Otro personaje mirando fijo por la ventana. Un recuerdo que atormenta, una mujer, marcas que laten como cicatrices abiertas en lo más hondo. Lo indecible que retorna, ahora en un relato breve de José Luis Pagés, que además termina con un relámpago. Esto último no sería singular, si no fuera que el final en sí, es, parejamente, un trueno, luminoso y rotundo, fulminante. Fue publicado en La calle, su columna en Pausa, se titula Nublado. Un hombre quiere escribir sobre una mujer de quien se sabe o se dice que fue desaparecida o asesinada en 1975, mientras estaba embarazada. Sin embargo, en la última imagen que él guarda de ella, la recuerda con un bebé a cuestas. Él quiere o necesita contar eso y no puede. Escribe y arranca la hoja. Repite insistentemente ese fallido intento que parece transformarse en ritual, lo mismo que sus alucinaciones o las apariciones de la mujer. Transcribo el imborrable final, para el que no hay pararrayo que valga: “Eso quiere contar ahora, pero nada es seguro y así, más teme al daño que al beneficio de una verdad a medias. Tormenta, relámpago, oscuridad. Entre los fresnos ella se deja ver como quien ha preguntado y espera una respuesta”.

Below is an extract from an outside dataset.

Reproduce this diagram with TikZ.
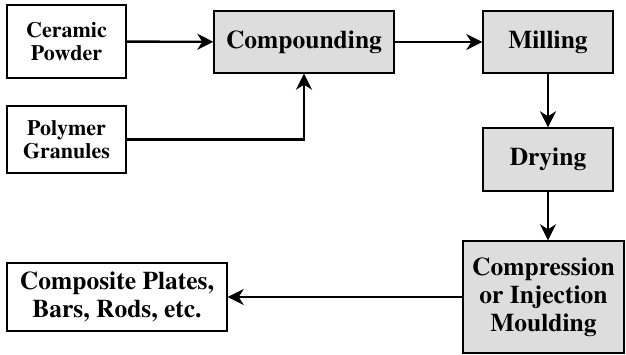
\documentclass[tikz,border=0pt]{standalone}
\usepackage[T1]{fontenc}
\renewcommand{\rmdefault}{ptm}
\usetikzlibrary{arrows.meta, positioning}

\tikzset{
  stage/.style={draw, line width=1.4pt, fill=gray!27, align=center,
    font=\rmfamily\bfseries\fontsize{25.5}{28}\selectfont, inner sep=0pt},
  input/.style={stage, fill=white, font=\rmfamily\bfseries\fontsize{22}{23.5}\selectfont},
  flow/.style={line width=2.4pt, -{Stealth[length=16pt, width=16pt, inset=5pt]}}
}

\begin{document}
\begin{tikzpicture}[x=1pt, y=-1pt]
      \useasboundingbox (0,0) rectangle (626,354);
      \node[input, minimum width=119pt, minimum height=73pt] (ceramic) at (66.5,41.5) {Ceramic\\Powder};
      \node[input, minimum width=119pt, minimum height=67pt] (polymer) at (66.5,139.5) {Polymer\\Granules};
      \node[stage, minimum width=180pt, minimum height=62pt] (compound) at (304,42) {Compounding};
      \node[stage, minimum width=130pt, minimum height=62pt] (milling) at (548,42) {Milling};
      \node[stage, minimum width=130pt, minimum height=63pt] (drying) at (548,159.5) {Drying};
      \node[stage, minimum width=161pt, minimum height=112pt] (moulding) at (543.5,297) {Compression\\or Injection\\Moulding};
      \node[input, minimum width=220pt, minimum height=68pt,
        font=\rmfamily\bfseries\fontsize{25.5}{28}\selectfont] (product) at (117,297) {Composite Plates,\\Bars, Rods, etc.};
      \draw[flow] (ceramic) -- (compound);
      \draw[flow] (polymer.east) -| (compound.south);
      \draw[flow] (compound) -- (milling);
      \draw[flow] (milling) -- (drying);
      \draw[flow] (drying.south) -- (drying.south |- moulding.north);
      \draw[flow] (moulding) -- (product);
    \end{tikzpicture}
\end{document}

Para protegerse de los rayos hay que evitar el ceibo, el algarrobo y el ombú. También es necesario tapar los espejos, cerrar ventanas y puertas. Luego apagar velas y lámpara, y, por nada del mundo, se debe montar un caballo blanco. Supersticiones y amuletos, se llama el libro de Zapata Gollán, el año 1960 está escrito en la tapa y el nombre de mi abuela en la primera página.
El gomero es mi árbol preferido y también otro poema de Estela Figueroa, que no conocía hasta anoche y que dice rigurosamente lo que sentí cada vez que vi uno. Cito solo dos versos que vienen al caso “no sucumbe a las tormentas/en invierno sus hojas se tornan de un amarillo purísimo/y caen una a una sobre la calle /como lágrimas de un enorme Dios que llorara”.
Seguí hurgando en sus poemas hasta tarde y, además de tormentas, árboles y melancólica y desgarradora música, también encontré la descripción más tenebrosa y certera, o más precisamente, una manera implacable de decir la tormenta. Se trata de unos versos que ella cuenta que una vez leyó casi de casualidad y que nunca la abandonaron: “¿quién hay en mí que me odia tanto?”.